PZ Cussons Nigeria plans to convert a $34.3 million debt owed to its parent company, PZ Cussons (Holdings), into equity. This will raise the parent company’s stake from 73.27% to 82.79%.
Debt Conversion Details
The $34.26 million loan (about N51.8 billion) will be swapped at N23.60 per share, an 18% discount to the market price. This move will create 2.19 billion new ordinary shares of 50 kobo each.
Once completed, PZ Cussons’ share capital will rise from N1.985 billion to N3.082 billion. Shareholders will vote on the plan at an Extraordinary General Meeting (EGM) on March 13, 2025, in Abuja.
Financial Challenges and FX Losses
In June 2022, PZ Cussons (Holdings) loaned $40.26 million to its Nigerian unit to clear foreign currency debts.
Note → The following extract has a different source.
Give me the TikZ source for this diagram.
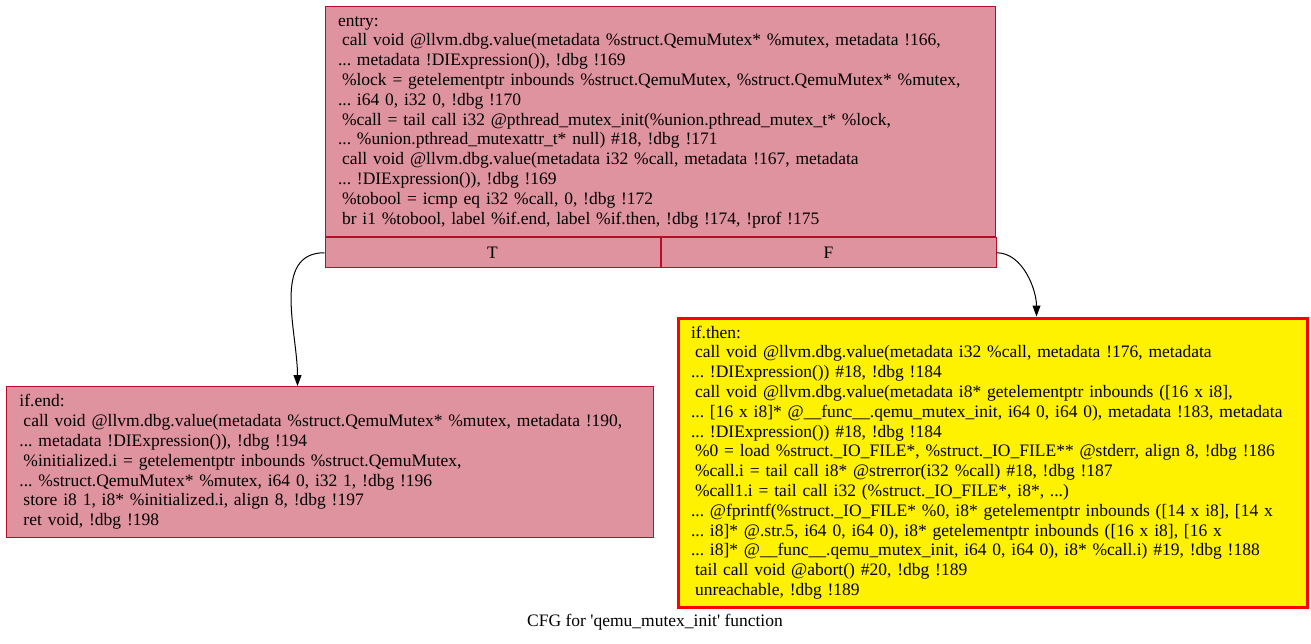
\documentclass[tikz,border=0pt]{standalone}
\usepackage{fontspec}
\setmainfont{Liberation Serif}
\usepackage{xcolor}
\usepackage{tikz}
\usetikzlibrary{arrows.meta}
\usetikzlibrary{positioning, calc}
\definecolor{blockred}{RGB}{183,13,40}
\definecolor{blockpink}{RGB}{223,147,158}
\newcommand\blockfont{\fontsize{17.5}{19.8}\selectfont\frenchspacing}
\newcommand\ind{\hspace*{4pt}}
\tikzset{
  blockbox/.style={draw=blockred, fill=blockpink, line width=1pt, anchor=north west,
    align=left, inner xsep=13pt, inner ysep=0pt, font=\blockfont},
  hotbox/.style={blockbox, draw=red, fill=yellow, line width=3pt},
  portbox/.style={draw=blockred, fill=blockpink, line width=1pt, anchor=north west,
    minimum width=335pt, minimum height=29.5pt, inner sep=0pt, font=\blockfont},
  cfgedge/.style={arrows = {-Triangle[length=11pt, width=8pt]}, line width=1pt},
}

\begin{document}
\begin{tikzpicture}[x=1pt, y=-1pt]
\useasboundingbox (0,0) rectangle (1311,644);
% entry block with its T/F ports
\node [blockbox, text width=644pt, minimum height=230pt] (entry) at (324.5,6.5) {entry:\\
\ind call void @llvm.dbg.value(metadata \%struct.QemuMutex* \%mutex, metadata !166,\\
... metadata !DIExpression()), !dbg !169\\
\ind\%lock = getelementptr inbounds \%struct.QemuMutex, \%struct.QemuMutex* \%mutex,\\
... i64 0, i32 0, !dbg !170\\
\ind\%call = tail call i32 @pthread\_mutex\_init(\%union.pthread\_mutex\_t* \%lock,\\
... \%union.pthread\_mutexattr\_t* null) \#18, !dbg !171\\
\ind call void @llvm.dbg.value(metadata i32 \%call, metadata !167, metadata\\
... !DIExpression()), !dbg !169\\
\ind\%tobool = icmp eq i32 \%call, 0, !dbg !172\\
\ind br i1 \%tobool, label \%if.end, label \%if.then, !dbg !174, !prof !175};
\node [portbox] (tport) at (entry.south west) {T};
\node [portbox, anchor=north west] (fport) at (tport.north east) {F};
% successors
\node [blockbox, text width=621pt, minimum height=151pt] (ifend) at (6,386) {if.end:\\
\ind call void @llvm.dbg.value(metadata \%struct.QemuMutex* \%mutex, metadata !190,\\
... metadata !DIExpression()), !dbg !194\\
\ind\%initialized.i = getelementptr inbounds \%struct.QemuMutex,\\
... \%struct.QemuMutex* \%mutex, i64 0, i32 1, !dbg !196\\
\ind store i8 1, i8* \%initialized.i, align 8, !dbg !197\\
\ind ret void, !dbg !198};
\node [hotbox, text width=603pt, minimum height=289pt] (ifthen) at (676.5,316.5) {if.then:\\
\ind call void @llvm.dbg.value(metadata i32 \%call, metadata !176, metadata\\
... !DIExpression()) \#18, !dbg !184\\
\ind call void @llvm.dbg.value(metadata i8* getelementptr inbounds ([16 x i8],\\
... [16 x i8]* @\_\_func\_\_.qemu\_mutex\_init, i64 0, i64 0), metadata !183, metadata\\
... !DIExpression()) \#18, !dbg !184\\
\ind\%0 = load \%struct.\_IO\_FILE*, \%struct.\_IO\_FILE** @stderr, align 8, !dbg !186\\
\ind\%call.i = tail call i8* @strerror(i32 \%call) \#18, !dbg !187\\
\ind\%call1.i = tail call i32 (\%struct.\_IO\_FILE*, i8*, ...)\\
... @fprintf(\%struct.\_IO\_FILE* \%0, i8* getelementptr inbounds ([14 x i8], [14 x\\
... i8]* @.str.5, i64 0, i64 0), i8* getelementptr inbounds ([16 x i8], [16 x\\
... i8]* @\_\_func\_\_.qemu\_mutex\_init, i64 0, i64 0), i8* \%call.i) \#19, !dbg !188\\
\ind tail call void @abort() \#20, !dbg !189\\
\ind unreachable, !dbg !189};
\coordinate (endin) at ([xshift=-32.5pt]ifend.north);
\coordinate (thenin) at ([xshift=44pt]ifthen.north);
\draw [cfgedge] (tport.west) to [out=180, in=90, looseness=1] (endin);
\draw [cfgedge] (fport.east) to [out=0, in=90, looseness=0.9] (thenin);
\node [font=\blockfont] (caption) at (655,622) {CFG for \textquotesingle qemu\_mutex\_init\textquotesingle{} function};
\end{tikzpicture}
\end{document}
However, the Naira’s devaluation in June 2023 caused an N157.9 billion FX loss by May 31, 2024.
Despite growing revenue, forex losses have weakened profits, pushing the company into negative equity. The conversion aims to strengthen the balance sheet and cut foreign exchange risks.
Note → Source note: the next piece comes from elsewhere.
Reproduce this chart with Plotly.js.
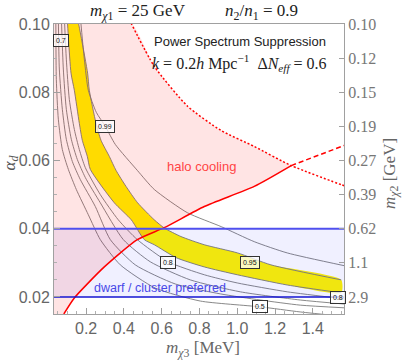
<!DOCTYPE html>
<html>
<head>
<meta charset="utf-8">
<script src="https://cdn.plot.ly/plotly-3.0.1.min.js"></script>
<style>body{margin:0;background:#fff}#plot{width:403px;height:361px}</style>
</head>
<body>
<div id="plot"></div>
<script>
// axis ranges (m_chi3 in MeV, alpha_d)
var xMin = 0.03, xMax = 1.565, yMin = 0.015, yMax = 0.1;

// right axis: m_chi2 [GeV] labels at alpha_d values
var rightVals = [0.02, 0.03, 0.04, 0.05, 0.06, 0.07, 0.08, 0.09, 0.10];
var rightText = ["2.9", "1.1", "0.62", "0.39", "0.27", "0.19", "0.15", "0.12", "0.10"];

// yellow band, lower-left edge and upper-right edge
var bandLoX = [0.0995, 0.1201, 0.1376, 0.1640, 0.1799, 0.2063, 0.2222, 0.3492, 0.4392, 0.5079, 0.5608, 0.6772, 0.8254, 1.0000, 1.2646, 1.5503];
var bandLoY = [0.1021, 0.0856, 0.0806, 0.0709, 0.0659, 0.0612, 0.0574, 0.0476, 0.0426, 0.0368, 0.0353, 0.0315, 0.0288, 0.0265, 0.0235, 0.0212];
var bandHiX = [0.1534, 0.2079, 0.2169, 0.2524, 0.2788, 0.3228, 0.3582, 0.4111, 0.4725, 0.5608, 0.6138, 0.7021, 0.8254, 1.0016, 1.1783, 1.5503];
var bandHiY = [0.1021, 0.0856, 0.0806, 0.0709, 0.0659, 0.0612, 0.0571, 0.0524, 0.0476, 0.0426, 0.0402, 0.0377, 0.0353, 0.0329, 0.0294, 0.0250];

// gray contour lines
var c80X = [0.0847, 0.0952, 0.1111, 0.1376, 0.1640, 0.1958, 0.2751, 0.3704, 0.4709, 0.6349, 0.8254, 1.0000, 1.2646, 1.5714];
var c80Y = [0.1021, 0.0897, 0.0779, 0.0691, 0.0632, 0.0579, 0.0500, 0.0426, 0.0368, 0.0303, 0.0265, 0.0241, 0.0215, 0.0194];
var c70X = [0.0688, 0.0794, 0.0952, 0.1217, 0.1534, 0.1958, 0.2751, 0.3968, 0.5397, 0.7513, 1.0159, 1.3333, 1.5714];
var c70Y = [0.1021, 0.0868, 0.0750, 0.0662, 0.0603, 0.0550, 0.0476, 0.0368, 0.0303, 0.0250, 0.0215, 0.0191, 0.0179];
var c60X = [0.0529, 0.0582, 0.0741, 0.0952, 0.1270, 0.1693, 0.2487, 0.3280, 0.4603, 0.6720, 0.9101, 1.1217, 1.3333, 1.5714];
var c60Y = [0.1021, 0.0868, 0.0750, 0.0662, 0.0597, 0.0544, 0.0465, 0.0368, 0.0294, 0.0238, 0.0209, 0.0191, 0.0176, 0.0168];
var c50X = [0.0397, 0.0423, 0.0529, 0.0741, 0.1058, 0.1481, 0.2116, 0.2751, 0.3810, 0.5661, 0.8042, 1.1217, 1.3333, 1.5450];
var c50Y = [0.1021, 0.0838, 0.0721, 0.0632, 0.0574, 0.0515, 0.0441, 0.0368, 0.0294, 0.0226, 0.0188, 0.0171, 0.0156, 0.0144];
var c99X = [0.1693, 0.1905, 0.2116, 0.2540, 0.3016, 0.3545, 0.4709, 0.5608, 0.7354, 0.9153, 1.0899, 1.2646, 1.5714];
var c99Y = [0.1021, 0.0897, 0.0806, 0.0741, 0.0700, 0.0647, 0.0571, 0.0515, 0.0447, 0.0406, 0.0362, 0.0329, 0.0291];

// contour labels
var labX = [0.0688, 0.3016, 0.6323, 1.0661, 1.1217, 1.5344];
var labY = [0.0951, 0.0699, 0.0301, 0.0300, 0.0172, 0.0199];
var labText = ["0.7", "0.99", "0.8", "0.95", "0.5", "0.8"];

// red lines: cooling bound (solid, then dashed) and halo cooling edge (dotted)
var coolX = [0.082, 0.1376, 0.2963, 0.4709, 0.6138, 0.8254, 1.0899, 1.2857];
var coolY = [0.0150, 0.0197, 0.0288, 0.0368, 0.0403, 0.0465, 0.0524, 0.0585];
var coolDashX = [1.2857, 1.423, 1.5661];
var coolDashY = [0.0585, 0.0615, 0.0644];
var haloX = [0.4376, 0.5608, 0.737, 0.9138, 1.0899, 1.2857, 1.5503, 1.566];
var haloY = [0.1003, 0.0876, 0.0759, 0.0688, 0.0641, 0.0585, 0.0529, 0.0526];

// dwarf / cluster preferred band
var dwarfLo = 0.02, dwarfHi = 0.04;

function grayLine(x, y) {
  return {x: x, y: y, mode: "lines", line: {color: "#7a7a7a", width: 0.9, shape: "spline", smoothing: 0.6}, hoverinfo: "skip"};
}

// pink region: under the dotted curve, above/left of the solid cooling line
var pinkX = [xMin - 0.1].concat(haloX.slice(0, 6), coolX.slice().reverse(), [xMin - 0.1]);
var pinkY = [yMax + 0.01].concat(haloY.slice(0, 6), coolY.slice().reverse(), [yMin - 0.01]);

var traces = [
  {x: bandLoX.concat(bandHiX.slice().reverse()), y: bandLoY.concat(bandHiY.slice().reverse()),
   mode: "lines", fill: "toself", fillcolor: "rgb(255,245,0)", line: {width: 0, shape: "spline", smoothing: 0.6}, hoverinfo: "skip"},
  grayLine(bandLoX, bandLoY),
  grayLine(bandHiX, bandHiY),
  grayLine(c80X, c80Y),
  grayLine(c70X, c70Y),
  grayLine(c60X, c60Y),
  grayLine(c50X, c50Y),
  grayLine(c99X, c99Y),
  {x: [xMin, xMax, xMax, xMin], y: [dwarfLo, dwarfLo, dwarfHi, dwarfHi], mode: "lines", fill: "toself",
   fillcolor: "rgba(0,0,255,0.06)", line: {width: 0}, hoverinfo: "skip"},
  {x: pinkX, y: pinkY, mode: "lines", fill: "toself", fillcolor: "rgba(255,0,0,0.105)",
   line: {width: 0, shape: "spline", smoothing: 0.6}, hoverinfo: "skip"},
  {x: coolX, y: coolY, mode: "lines", line: {color: "#ff0000", width: 1.5, shape: "spline", smoothing: 0.6}},
  {x: coolDashX, y: coolDashY, mode: "lines", line: {color: "#ff0000", width: 1.5, dash: "5px,3px"}},
  {x: haloX, y: haloY, mode: "lines", line: {color: "#ff0000", width: 1.5, dash: "2px,2px", shape: "spline", smoothing: 0.6}},
  {x: [xMin, xMax], y: [dwarfHi, dwarfHi], mode: "lines", line: {color: "#5050ee", width: 2}},
  {x: [xMin, xMax], y: [dwarfLo, dwarfLo], mode: "lines", line: {color: "#1414d2", width: 1.5}},
  // invisible trace so the right axis is drawn
  {x: [xMin], y: [yMin], yaxis: "y2", mode: "markers", marker: {opacity: 0}, hoverinfo: "skip"}
];

var serif = "Liberation Serif, Times New Roman, serif";
var sans = "Liberation Sans, Arial, sans-serif";

var annotations = labText.map(function (t, i) {
  return {x: labX[i], y: labY[i], xref: "x", yref: "y", text: t, showarrow: false,
    xanchor: "center", yanchor: "middle",
    font: {family: sans, size: 7, color: "#111"}, bgcolor: "rgba(255,255,255,0.75)",
    bordercolor: "#333", borderwidth: 1, borderpad: 2};
});

function note(x, y, text, font, angle) {
  return {x: x, y: y, xref: "paper", yref: "paper", text: text, showarrow: false,
    xanchor: "center", yanchor: "middle", textangle: angle || 0, font: font};
}

annotations.push(
  note(0.29, 1.041, "<i>m</i><sub><i>χ</i>1</sub> = 25 GeV", {family: serif, size: 17, color: "#222"}),
  note(0.714, 1.041, "<i>n</i><sub>2</sub>/<i>n</i><sub>1</sub> = 0.9", {family: serif, size: 17, color: "#222"}),
  note(0.641, 0.938, "Power Spectrum Suppression", {family: sans, size: 13, color: "#222"}),
  note(0.641, 0.866, "<i>k</i> = 0.2<i>h</i> Mpc<sup>−1</sup>  Δ<i>N</i><sub><i>eff</i></sub> = 0.6",
       {family: serif, size: 16, color: "#222"}),
  note(0.51, 0.507, "halo cooling", {family: sans, size: 13, color: "#ff4444"}),
  note(0.366, 0.09, "dwarf / cluster preferred", {family: sans, size: 12.5, color: "#4848e8"}),
  note(-0.15, 0.521, "<i>α<sub>d</sub></i>", {family: serif, size: 17, color: "#555"}, -90),
  note(0.514, -0.121, "<i>m</i><sub><i>χ</i>3</sub> [MeV]", {family: serif, size: 17, color: "#666"}),
  note(1.162, 0.486, "<i>m</i><sub><i>χ</i>2</sub> [GeV]", {family: serif, size: 17, color: "#666"}, -90)
);

var layout = {
  width: 403, height: 361,
  margin: {l: 54, r: 59, t: 24, b: 47},
  paper_bgcolor: "#fff", plot_bgcolor: "#fff",
  showlegend: false,
  xaxis: {range: [xMin, xMax], dtick: 0.2, tick0: 0, tickformat: ".1f", showgrid: false, zeroline: false,
    showline: true, linecolor: "#a0a0a0", linewidth: 1, mirror: true,
    ticks: "inside", ticklen: 6, tickcolor: "#a0a0a0",
    minor: {dtick: 0.05, tick0: 0, ticks: "inside", ticklen: 3, tickcolor: "#b0b0b0"},
    tickfont: {family: sans, size: 16, color: "#666"}},
  yaxis: {range: [yMin, yMax], dtick: 0.02, tick0: 0, tickformat: ".2f", showgrid: false, zeroline: false,
    showline: true, linecolor: "#a0a0a0", linewidth: 1,
    ticks: "inside", ticklen: 6, tickcolor: "#a0a0a0",
    minor: {dtick: 0.005, tick0: 0, ticks: "inside", ticklen: 3, tickcolor: "#b0b0b0"},
    tickfont: {family: sans, size: 16, color: "#666"}},
  yaxis2: {range: [yMin, yMax], overlaying: "y", side: "right", showgrid: false, zeroline: false,
    showline: true, linecolor: "#a0a0a0", linewidth: 1,
    tickmode: "array", tickvals: rightVals, ticktext: rightText,
    ticks: "inside", ticklen: 5, tickcolor: "#a0a0a0",
    tickfont: {family: serif, size: 16, color: "#777"}},
  annotations: annotations
};

Plotly.newPlot("plot", traces, layout, {staticPlot: true});
</script>
</body>
</html>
Shareholder Disputes and Delisting Issues
PZ Cussons has clashed with shareholders over its delisting price. Since November 2023, it has tried to exit the Nigerian Exchange (NGX), first offering N23 per share, which was rejected. Even after raising it to N23.60, opposition remained. The Securities and Exchange Commission (SEC) later stepped in.
The company has now paused delisting plans since its market price has hit N27.85, a level it is unwilling to pay for buybacks.
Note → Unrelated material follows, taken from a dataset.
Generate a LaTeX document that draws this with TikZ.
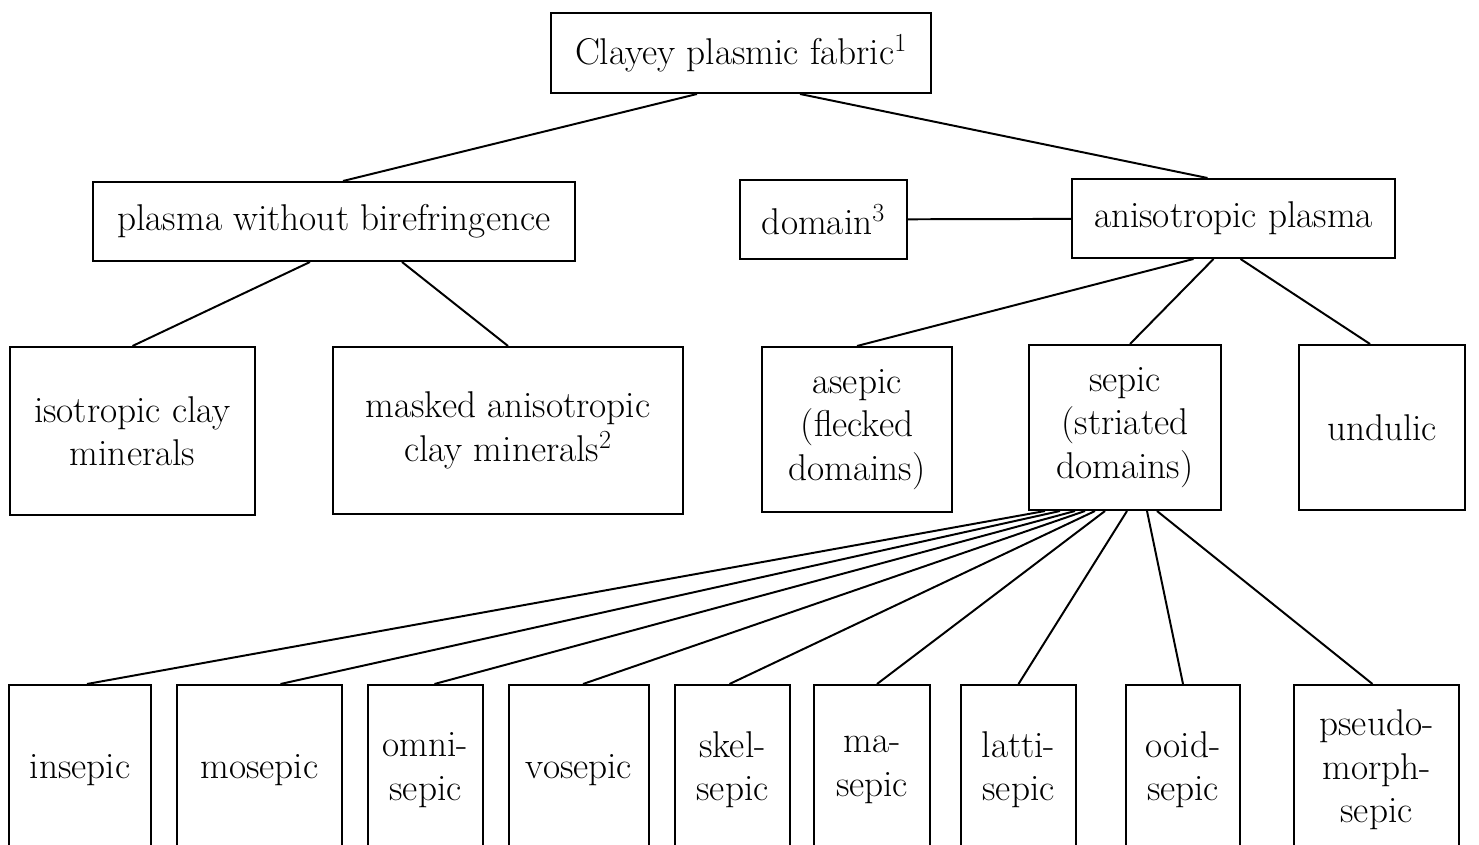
\documentclass[tikz,border=0pt]{standalone}
\usetikzlibrary{calc}
\begin{document}
\begin{tikzpicture}[x=0.025cm,y=-0.025cm,
  box/.style={draw,rectangle,line width=1.4pt,align=center,inner sep=0pt,
    font=\fontsize{26.5}{30.8}\selectfont},
  link/.style={line width=1.4pt}]

  \useasboundingbox (0,0) rectangle (1479,845);

  \node[box,minimum width=9.5cm,minimum height=2cm] at (741,53) (fabric) {Clayey plasmic fabric\textsuperscript{1}};

  \node[box,minimum width=12.05cm,minimum height=1.975cm] at (334,221.5) (nobiref) {plasma without birefringence};
  \node[box,minimum width=4.175cm,minimum height=1.975cm] at (823.5,219.5) (domain) {domain\textsuperscript{3}};
  \node[box,minimum width=8.075cm,minimum height=1.975cm] at (1233.5,218.5) (aniso) {anisotropic plasma};

  \node[box,minimum width=6.125cm,minimum height=4.2cm] at (132.5,431) (isoclay) {isotropic clay\\minerals};
  \node[box,minimum width=8.75cm,minimum height=4.175cm] at (508,430.5) (masked) {masked anisotropic\\clay minerals\textsuperscript{2}};
  \node[box,minimum width=4.75cm,minimum height=4.125cm] at (857,429.5) (asepic) {asepic\\(flecked\\domains)};
  \node[box,minimum width=4.8cm,minimum height=4.125cm] at (1125,427.5) (sepic) {sepic\\(striated\\domains)};
  \node[box,minimum width=4.15cm,minimum height=4.125cm] at (1382,427.5) (undulic) {undulic};

  \node[box,minimum width=3.55cm,minimum height=4.25cm] at (80,770) (insepic) {insepic};
  \node[box,minimum width=4.125cm,minimum height=4.25cm] at (259.5,770) (mosepic) {mosepic};
  \node[box,minimum width=2.875cm,minimum height=4.25cm] at (425.5,770) (omnisepic) {omni-\\sepic};
  \node[box,minimum width=3.5cm,minimum height=4.25cm] at (579,770) (vosepic) {vosepic};
  \node[box,minimum width=2.875cm,minimum height=4.25cm] at (732.5,770) (skelsepic) {skel-\\sepic};
  \node[box,minimum width=2.9cm,minimum height=4.25cm] at (872,770) (masepic) {ma-\\sepic};
  \node[box,minimum width=2.875cm,minimum height=4.25cm] at (1018.5,770) (lattisepic) {latti-\\sepic};
  \node[box,minimum width=2.85cm,minimum height=4.25cm] at (1183,770) (ooidsepic) {ooid-\\sepic};
  \node[box,minimum width=4.125cm,minimum height=4.25cm] at (1376.5,770) (pseudosepic) {pseudo-\\morph-\\sepic};

  \draw[link] ($(fabric.south)+(-44,0)$)--($(nobiref.north)+(9,0)$);
  \draw[link] ($(fabric.south)+(59,0)$)--($(aniso.north)+(-26,0)$);
  \draw[link] (domain)--(aniso);

  \draw[link] ($(nobiref.south)+(-24,0)$)--(isoclay.north);
  \draw[link] ($(nobiref.south)+(68,0)$)--(masked.north);

  \draw[link] ($(aniso.south)+(-40,0)$)--(asepic.north);
  \draw[link] ($(aniso.south)+(-20,0)$)--($(sepic.north)+(5,0)$);
  \draw[link] ($(aniso.south)+(7,0)$)--($(undulic.north)+(-12,0)$);

  \draw[link] ($(sepic.south)+(-80,0)$)--($(insepic.north)+(7,0)$);
  \draw[link] ($(sepic.south)+(-65,0)$)--($(mosepic.north)+(21,0)$);
  \draw[link] ($(sepic.south)+(-50,0)$)--($(omnisepic.north)+(9,0)$);
  \draw[link] ($(sepic.south)+(-40,0)$)--($(vosepic.north)+(4,0)$);
  \draw[link] ($(sepic.south)+(-30,0)$)--($(skelsepic.north)+(-3,0)$);
  \draw[link] ($(sepic.south)+(-20,0)$)--($(masepic.north)+(5,0)$);
  \draw[link] ($(sepic.south)+(2,0)$)--(lattisepic.north);
  \draw[link] ($(sepic.south)+(22,0)$)--(ooidsepic.north);
  \draw[link] ($(sepic.south)+(32,0)$)--($(pseudosepic.north)+(-4,0)$);

\end{tikzpicture}
\end{document}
Concerns Over Share Dilution
The discounted share price for the debt swap is likely to spark debates at the EGM. Many fear dilution, which would weaken minority shareholders’ influence.
More importantly, majority shareholders gain shares at an 18% discount, while recent investors who bought at higher prices face immediate losses. This raises concerns about fairness and whether minority investors’ interests are protected.
As the meeting nears, investors will watch closely for its impact on financial stability and market value.